Contact: Ben Somberg, 202-658-8129, email@example.com
Washington, DC—Energy-saving standards for home refrigerators and freezers announced by the Biden administration today will ensure new models use significantly less energy while maintaining today’s latest features and sizes. The final standards from the Department of Energy (DOE) mirror a joint recommendation from the major home appliance manufacturers and consumer, climate, and energy efficiency advocates.
The updated standards will save U.S. consumers up to $36.4 billion on utility bills and avert nearly 101 million metric tons of carbon dioxide emissions from power plants from the use of new models sold over 30 years, according to DOE.
The standards strengthen the separate efficiency requirements for different types of standard-size refrigerators (such as top-mount and bottom-mount refrigerator-freezers) and standard-size freezers (upright and chest freezers), as well as for compact refrigerators and freezers. For nearly all types, new models will use 10-15% less energy than their lowest-performing counterparts sold in stores today.
“Refrigerator technology keeps improving, and today the standards are catching up to ensure every new model uses key energy-saving features,” said Andrew deLaski, executive director of the Appliance Standards Awareness Project. “It’s going to mean a more cost-effective product for consumers and one that’s easier on the climate. It has been particularly encouraging to see the manufacturers embrace this continued significant progress.”
Models meeting the new standards will likely use some combination of more-efficient compressors and fan motors and better insulation. In particular, most new models in the major product categories are expected to use variable-speed compressors (found in some models today).
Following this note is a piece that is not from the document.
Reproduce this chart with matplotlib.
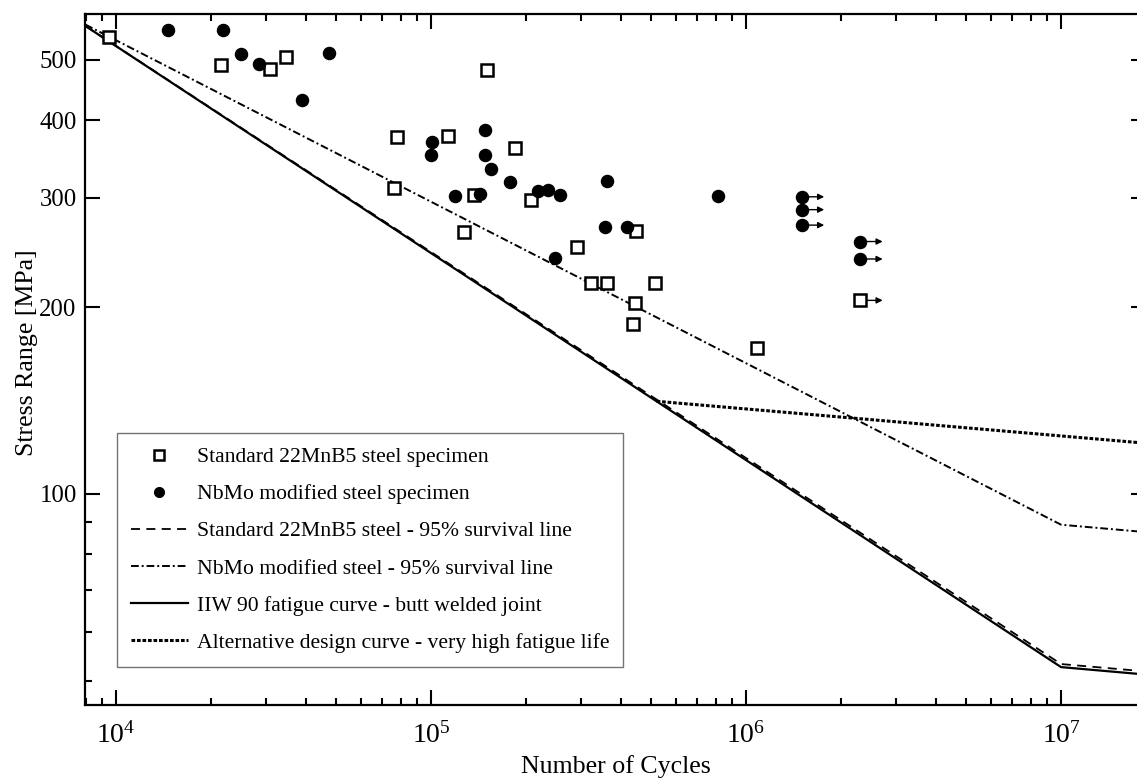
from matplotlib import pyplot as plt
from matplotlib.ticker import LogLocator, FixedLocator, NullFormatter, FixedFormatter
import numpy as np

plt.rcParams["font.family"] = ["Liberation Serif", "DejaVu Serif"]
plt.rcParams["mathtext.fontset"] = "custom"
plt.rcParams["mathtext.rm"] = "Liberation Serif"
plt.rcParams["mathtext.it"] = "Liberation Serif:italic"

# Test results - standard 22MnB5 steel (open squares)
std_cycles = [9500, 21500, 30800, 34600, 77800, 113000, 150000, 184000, 76100, 137000,
              208000, 127500, 291000, 446000, 322000, 362000, 512000, 443000, 437000, 1080000]
std_stress = [545, 491, 483, 505, 376, 377, 482, 361, 311, 303,
              298, 264, 250, 265, 219, 219, 219, 203, 188, 172]

# Test results - NbMo modified steel (filled circles)
nbmo_cycles = [14650, 21900, 24900, 28500, 47400, 38900, 100500, 100000, 148700, 148400,
               155400, 178000, 119400, 143100, 219000, 235700, 256700, 362000, 356000, 420000,
               247600, 815000]
nbmo_stress = [558, 558, 511, 493, 514, 431, 369, 352, 385, 352,
               334, 318, 302, 304, 308, 309, 303, 319, 269, 269,
               240, 302]

# Run-outs (no failure)
nbmo_runout_cycles = [1500000, 1500000, 1500000, 2300000, 2300000]
nbmo_runout_stress = [301, 287, 271, 255, 239]
std_runout_cycles = [2300000]
std_runout_stress = [205]

# Design / survival curves (vertices)
curve_cycles = [8000, 1e7, 2e7]
std95_stress = [567, 53.2, 51.6]
nbmo95_stress = [570, 89.2, 86.5]
iiw_stress = [567, 52.6, 51.0]
alt_cycles = [520000, 2e7]
alt_stress = [141, 120.3]

fig = plt.figure(figsize=(11.37, 7.78), dpi=100)
ax = fig.add_axes([0.0748, 0.0938, 0.9331, 0.8888])

ax.plot(curve_cycles, std95_stress, color="k", lw=1.3, dashes=(5, 3.5),
        label="Standard 22MnB5 steel - 95% survival line", zorder=2)
ax.plot(curve_cycles, nbmo95_stress, color="k", lw=1.4, dashes=(4, 1.5, 1, 1.5),
        label="NbMo modified steel - 95% survival line", zorder=2)
ax.plot(curve_cycles, iiw_stress, color="k", lw=1.6,
        label="IIW 90 fatigue curve - butt welded joint", zorder=2)
ax.plot(alt_cycles, alt_stress, color="k", lw=2.2, dashes=(1.2, 0.6),
        label="Alternative design curve - very high fatigue life", zorder=2)

# run-out arrows
for n, s in zip(nbmo_runout_cycles + std_runout_cycles, nbmo_runout_stress + std_runout_stress):
    ax.annotate("", xy=(n * 1.18, s), xytext=(n, s),
                arrowprops=dict(arrowstyle="-|>", color="k", lw=1.0, mutation_scale=9,
                                shrinkA=0, shrinkB=0), zorder=3)

ax.plot(std_cycles + std_runout_cycles, std_stress + std_runout_stress, ls="none", marker="s",
        ms=8.5, mfc="white", mec="k", mew=1.8, zorder=5)
ax.plot(nbmo_cycles + nbmo_runout_cycles, nbmo_stress + nbmo_runout_stress, ls="none", marker="o",
        ms=8.7, mfc="k", mec="k", zorder=5)

ax.set_xscale("log")
ax.set_yscale("log")
ax.set_xlim(7970, 1.86e7)
ax.set_ylim(45.7, 594)

ax.xaxis.set_major_locator(LogLocator(base=10, numticks=10))
ax.xaxis.set_minor_locator(LogLocator(base=10, subs=np.arange(2, 10), numticks=20))
ax.xaxis.set_minor_formatter(NullFormatter())

ax.yaxis.set_major_locator(FixedLocator([100, 200, 300, 400, 500]))
ax.yaxis.set_major_formatter(FixedFormatter(["100", "200", "300", "400", "500"]))
ax.yaxis.set_minor_locator(FixedLocator([50, 60, 70, 80, 90]))
ax.yaxis.set_minor_formatter(NullFormatter())

ax.tick_params(which="both", direction="in", top=True, right=True, width=1.5)
ax.tick_params(which="major", length=10.5)
ax.tick_params(which="minor", length=5)
ax.tick_params(axis="x", pad=12, labelsize=20)
ax.tick_params(axis="y", pad=6, labelsize=17.8)
for sp in ax.spines.values():
    sp.set_linewidth(1.6)

ax.set_xlabel("Number of Cycles", fontsize=18.6)
ax.set_ylabel("Stress Range [MPa]", fontsize=18.6)
ax.xaxis.set_label_coords(0.5, -0.073)
ax.yaxis.set_label_coords(-0.0445, 0.51)

# legend: markers first, then lines
h_sq = plt.Line2D([], [], ls="none", marker="s", ms=7, mfc="white", mec="k", mew=1.8)
h_ci = plt.Line2D([], [], ls="none", marker="o", ms=7, mfc="k", mec="k")
handles, labels = ax.get_legend_handles_labels()
leg = ax.legend([h_sq, h_ci] + handles,
                ["Standard 22MnB5 steel specimen", "NbMo modified steel specimen"] + labels,
                loc="upper left", bbox_to_anchor=(0.0302, 0.3933), fontsize=15.6,
                frameon=True, fancybox=False, edgecolor="0.45", framealpha=1,
                labelspacing=0.78, handlelength=2.6, handletextpad=0.42, borderpad=0.65,
                borderaxespad=0)
leg.get_frame().set_linewidth(1.0)

plt.savefig("out.png", dpi=100)
plt.close()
These compressors run longer at a lower speed, which means they stop and start less frequently; they can also keep foods at more consistent temperatures.
The new standards will take effect in February 2029 for most product types and February 2030 for others. This extended period, called for in the joint recommendation, allows manufacturers additional time to make upgrades to models.
The DOE last updated standards for refrigerators and freezers in 2011. It was required by law to finalize new standards by 2019, unless it determined that no update was necessary.
A wide coalition of home appliance manufacturers and efficiency advocates announced their consensus recommendation in September for final DOE efficiency standards for refrigerators and freezers as well as for five other products: beverage and wine chillers, clothes washers, clothes dryers, dishwashers, and cooking products. The administration indicated in a regulatory agenda this month that it is pursuing adopting the recommended efficiency levels and compliance dates for each of these products.
The Appliance Standards Awareness Project (ASAP) advocates for appliance, equipment, and lighting standards that cut planet-warming emissions and other air pollution, save water, and reduce economic and environmental burdens for low- and moderate-income households. ASAP’s steering committee includes representatives from environmental and efficiency nonprofits, consumer groups, the utility sector, and state government.